### Given instruction
Print exactly the lines from the first one down to the line that contains "const paraVal = [1.16, 1.16];", both included, and skip the pictures.
┌──
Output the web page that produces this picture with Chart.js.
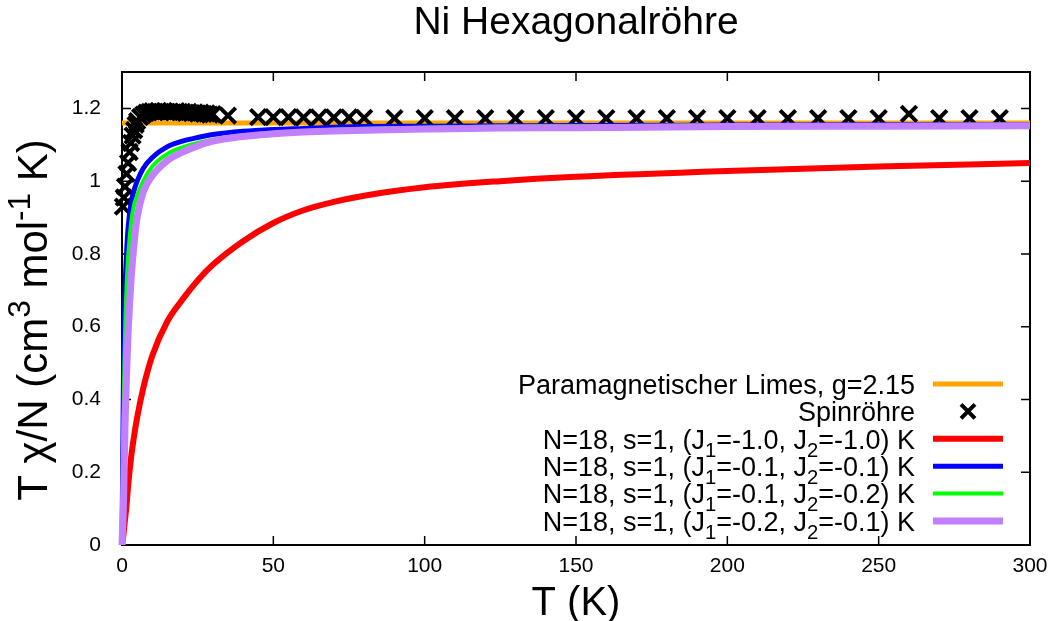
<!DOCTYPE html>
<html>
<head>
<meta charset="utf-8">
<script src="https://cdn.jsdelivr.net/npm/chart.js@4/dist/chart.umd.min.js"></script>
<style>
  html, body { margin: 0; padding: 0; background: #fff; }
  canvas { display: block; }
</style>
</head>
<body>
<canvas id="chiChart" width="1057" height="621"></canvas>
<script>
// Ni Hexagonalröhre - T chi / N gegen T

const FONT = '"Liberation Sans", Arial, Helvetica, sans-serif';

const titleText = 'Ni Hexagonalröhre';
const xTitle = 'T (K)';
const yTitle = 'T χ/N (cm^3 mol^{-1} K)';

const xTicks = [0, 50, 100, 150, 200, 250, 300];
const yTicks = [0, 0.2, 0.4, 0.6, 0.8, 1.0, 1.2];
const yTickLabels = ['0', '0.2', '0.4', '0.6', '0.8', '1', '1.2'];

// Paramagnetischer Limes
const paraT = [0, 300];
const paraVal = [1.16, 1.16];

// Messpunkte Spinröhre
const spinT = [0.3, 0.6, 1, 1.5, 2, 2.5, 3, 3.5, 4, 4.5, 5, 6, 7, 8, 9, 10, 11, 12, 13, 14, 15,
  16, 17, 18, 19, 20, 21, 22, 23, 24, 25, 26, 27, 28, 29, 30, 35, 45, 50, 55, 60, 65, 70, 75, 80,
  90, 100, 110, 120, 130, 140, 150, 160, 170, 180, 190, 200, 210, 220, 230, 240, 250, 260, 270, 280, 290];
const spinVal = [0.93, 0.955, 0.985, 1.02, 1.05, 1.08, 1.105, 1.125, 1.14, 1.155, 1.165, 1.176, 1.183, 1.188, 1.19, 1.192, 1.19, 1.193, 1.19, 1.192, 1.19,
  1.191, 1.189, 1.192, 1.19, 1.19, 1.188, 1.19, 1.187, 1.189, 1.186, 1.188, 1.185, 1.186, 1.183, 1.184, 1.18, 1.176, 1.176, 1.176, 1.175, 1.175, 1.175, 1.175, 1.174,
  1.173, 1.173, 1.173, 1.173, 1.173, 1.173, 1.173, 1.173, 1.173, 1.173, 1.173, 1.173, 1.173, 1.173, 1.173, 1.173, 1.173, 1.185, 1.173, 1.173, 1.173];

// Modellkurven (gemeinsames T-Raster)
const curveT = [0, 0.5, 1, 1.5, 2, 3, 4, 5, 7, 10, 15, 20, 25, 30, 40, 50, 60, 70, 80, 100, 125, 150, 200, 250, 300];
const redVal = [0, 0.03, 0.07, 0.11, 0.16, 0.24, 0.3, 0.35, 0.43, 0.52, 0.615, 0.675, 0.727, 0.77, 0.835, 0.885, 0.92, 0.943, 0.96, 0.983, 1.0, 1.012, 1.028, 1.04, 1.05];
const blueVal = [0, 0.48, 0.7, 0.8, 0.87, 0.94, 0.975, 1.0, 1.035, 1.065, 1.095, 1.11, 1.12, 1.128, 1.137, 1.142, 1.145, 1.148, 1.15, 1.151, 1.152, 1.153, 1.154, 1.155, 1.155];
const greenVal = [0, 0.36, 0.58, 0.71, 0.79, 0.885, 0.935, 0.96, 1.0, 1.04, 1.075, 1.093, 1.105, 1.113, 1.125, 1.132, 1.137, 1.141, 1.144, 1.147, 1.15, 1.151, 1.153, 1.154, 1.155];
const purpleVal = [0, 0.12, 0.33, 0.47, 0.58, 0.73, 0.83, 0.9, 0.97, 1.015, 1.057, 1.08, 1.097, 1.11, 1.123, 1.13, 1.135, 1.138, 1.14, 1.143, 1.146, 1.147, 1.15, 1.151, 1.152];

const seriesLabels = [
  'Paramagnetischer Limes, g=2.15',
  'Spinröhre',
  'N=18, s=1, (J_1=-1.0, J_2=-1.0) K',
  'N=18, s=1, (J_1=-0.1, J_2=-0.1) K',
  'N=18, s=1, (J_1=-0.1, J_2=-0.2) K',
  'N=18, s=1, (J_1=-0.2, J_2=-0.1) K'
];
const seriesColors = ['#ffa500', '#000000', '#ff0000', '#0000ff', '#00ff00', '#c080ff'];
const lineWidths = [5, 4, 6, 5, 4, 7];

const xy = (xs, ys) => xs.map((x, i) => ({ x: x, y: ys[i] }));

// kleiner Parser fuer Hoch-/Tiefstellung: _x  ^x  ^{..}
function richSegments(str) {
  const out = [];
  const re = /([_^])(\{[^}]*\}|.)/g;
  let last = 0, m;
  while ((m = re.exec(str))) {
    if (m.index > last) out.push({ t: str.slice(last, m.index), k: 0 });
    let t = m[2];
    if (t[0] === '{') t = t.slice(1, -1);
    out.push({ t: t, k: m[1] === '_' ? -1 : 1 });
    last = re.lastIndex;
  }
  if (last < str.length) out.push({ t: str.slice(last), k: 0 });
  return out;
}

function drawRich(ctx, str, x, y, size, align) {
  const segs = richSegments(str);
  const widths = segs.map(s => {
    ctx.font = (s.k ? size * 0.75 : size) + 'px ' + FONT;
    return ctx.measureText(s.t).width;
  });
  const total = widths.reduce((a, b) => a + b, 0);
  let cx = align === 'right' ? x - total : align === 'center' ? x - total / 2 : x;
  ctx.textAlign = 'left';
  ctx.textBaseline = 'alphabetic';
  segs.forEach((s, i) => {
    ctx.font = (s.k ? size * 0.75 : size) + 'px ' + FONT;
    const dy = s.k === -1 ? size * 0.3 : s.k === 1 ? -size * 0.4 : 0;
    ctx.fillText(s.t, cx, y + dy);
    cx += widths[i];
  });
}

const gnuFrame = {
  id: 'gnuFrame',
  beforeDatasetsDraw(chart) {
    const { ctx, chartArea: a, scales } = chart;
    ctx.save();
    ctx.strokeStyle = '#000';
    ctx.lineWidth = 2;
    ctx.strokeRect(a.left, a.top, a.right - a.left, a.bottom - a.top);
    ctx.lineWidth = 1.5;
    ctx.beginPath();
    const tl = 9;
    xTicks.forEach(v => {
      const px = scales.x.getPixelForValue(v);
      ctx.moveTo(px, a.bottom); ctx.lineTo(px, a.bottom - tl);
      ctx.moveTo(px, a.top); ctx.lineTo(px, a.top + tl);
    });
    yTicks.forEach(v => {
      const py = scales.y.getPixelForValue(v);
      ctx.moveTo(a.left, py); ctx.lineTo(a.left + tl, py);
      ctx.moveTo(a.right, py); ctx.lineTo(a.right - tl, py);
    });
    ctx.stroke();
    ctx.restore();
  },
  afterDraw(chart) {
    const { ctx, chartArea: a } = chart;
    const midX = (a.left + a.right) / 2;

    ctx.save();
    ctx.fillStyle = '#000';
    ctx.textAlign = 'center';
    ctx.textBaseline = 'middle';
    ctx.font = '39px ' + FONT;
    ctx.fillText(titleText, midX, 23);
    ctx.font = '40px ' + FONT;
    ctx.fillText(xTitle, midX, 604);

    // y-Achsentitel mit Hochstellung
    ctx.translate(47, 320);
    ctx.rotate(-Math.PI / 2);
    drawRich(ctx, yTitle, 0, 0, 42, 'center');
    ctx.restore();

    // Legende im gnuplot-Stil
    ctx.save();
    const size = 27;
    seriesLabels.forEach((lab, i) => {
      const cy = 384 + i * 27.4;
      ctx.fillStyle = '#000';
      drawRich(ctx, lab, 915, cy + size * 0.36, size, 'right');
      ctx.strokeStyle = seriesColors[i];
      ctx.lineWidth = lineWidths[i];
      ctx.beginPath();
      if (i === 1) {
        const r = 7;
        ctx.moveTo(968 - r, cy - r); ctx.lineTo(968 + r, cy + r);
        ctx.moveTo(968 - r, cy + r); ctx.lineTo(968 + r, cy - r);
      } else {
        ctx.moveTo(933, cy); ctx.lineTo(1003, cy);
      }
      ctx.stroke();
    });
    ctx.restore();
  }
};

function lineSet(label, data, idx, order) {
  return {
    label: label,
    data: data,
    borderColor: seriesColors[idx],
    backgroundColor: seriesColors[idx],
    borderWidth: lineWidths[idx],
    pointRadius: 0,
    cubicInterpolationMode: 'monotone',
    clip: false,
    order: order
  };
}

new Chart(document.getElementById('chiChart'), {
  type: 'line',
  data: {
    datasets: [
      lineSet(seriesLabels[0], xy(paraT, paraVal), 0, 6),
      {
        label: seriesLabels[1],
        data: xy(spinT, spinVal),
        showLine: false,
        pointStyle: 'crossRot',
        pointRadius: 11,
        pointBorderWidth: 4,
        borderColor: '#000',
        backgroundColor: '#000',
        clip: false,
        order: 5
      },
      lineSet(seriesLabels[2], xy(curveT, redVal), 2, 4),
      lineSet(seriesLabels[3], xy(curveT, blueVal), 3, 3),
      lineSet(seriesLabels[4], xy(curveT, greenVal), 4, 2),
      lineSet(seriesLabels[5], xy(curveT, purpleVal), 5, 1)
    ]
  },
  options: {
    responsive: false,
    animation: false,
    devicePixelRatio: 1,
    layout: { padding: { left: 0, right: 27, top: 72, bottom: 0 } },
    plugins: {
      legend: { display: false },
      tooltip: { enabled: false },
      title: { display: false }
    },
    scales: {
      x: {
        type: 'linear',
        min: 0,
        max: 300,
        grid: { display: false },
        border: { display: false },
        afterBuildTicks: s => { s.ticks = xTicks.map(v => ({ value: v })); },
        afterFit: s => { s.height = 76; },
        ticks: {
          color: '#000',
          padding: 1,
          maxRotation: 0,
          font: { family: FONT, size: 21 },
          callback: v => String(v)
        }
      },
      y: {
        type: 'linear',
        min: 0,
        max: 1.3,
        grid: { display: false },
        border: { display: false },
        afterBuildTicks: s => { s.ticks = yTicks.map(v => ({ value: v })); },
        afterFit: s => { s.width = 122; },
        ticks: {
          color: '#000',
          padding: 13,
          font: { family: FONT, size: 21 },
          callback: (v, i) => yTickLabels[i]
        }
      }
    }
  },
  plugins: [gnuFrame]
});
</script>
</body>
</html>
└──
### Solution for this task
Output the web page that produces this picture with Chart.js.
<!DOCTYPE html>
<html>
<head>
<meta charset="utf-8">
<script src="https://cdn.jsdelivr.net/npm/chart.js@4/dist/chart.umd.min.js"></script>
<style>
  html, body { margin: 0; padding: 0; background: #fff; }
  canvas { display: block; }
</style>
</head>
<body>
<canvas id="chiChart" width="1057" height="621"></canvas>
<script>
// Ni Hexagonalröhre - T chi / N gegen T

const FONT = '"Liberation Sans", Arial, Helvetica, sans-serif';

const titleText = 'Ni Hexagonalröhre';
const xTitle = 'T (K)';
const yTitle = 'T χ/N (cm^3 mol^{-1} K)';

const xTicks = [0, 50, 100, 150, 200, 250, 300];
const yTicks = [0, 0.2, 0.4, 0.6, 0.8, 1.0, 1.2];
const yTickLabels = ['0', '0.2', '0.4', '0.6', '0.8', '1', '1.2'];

// Paramagnetischer Limes
const paraT = [0, 300];
const paraVal = [1.16, 1.16];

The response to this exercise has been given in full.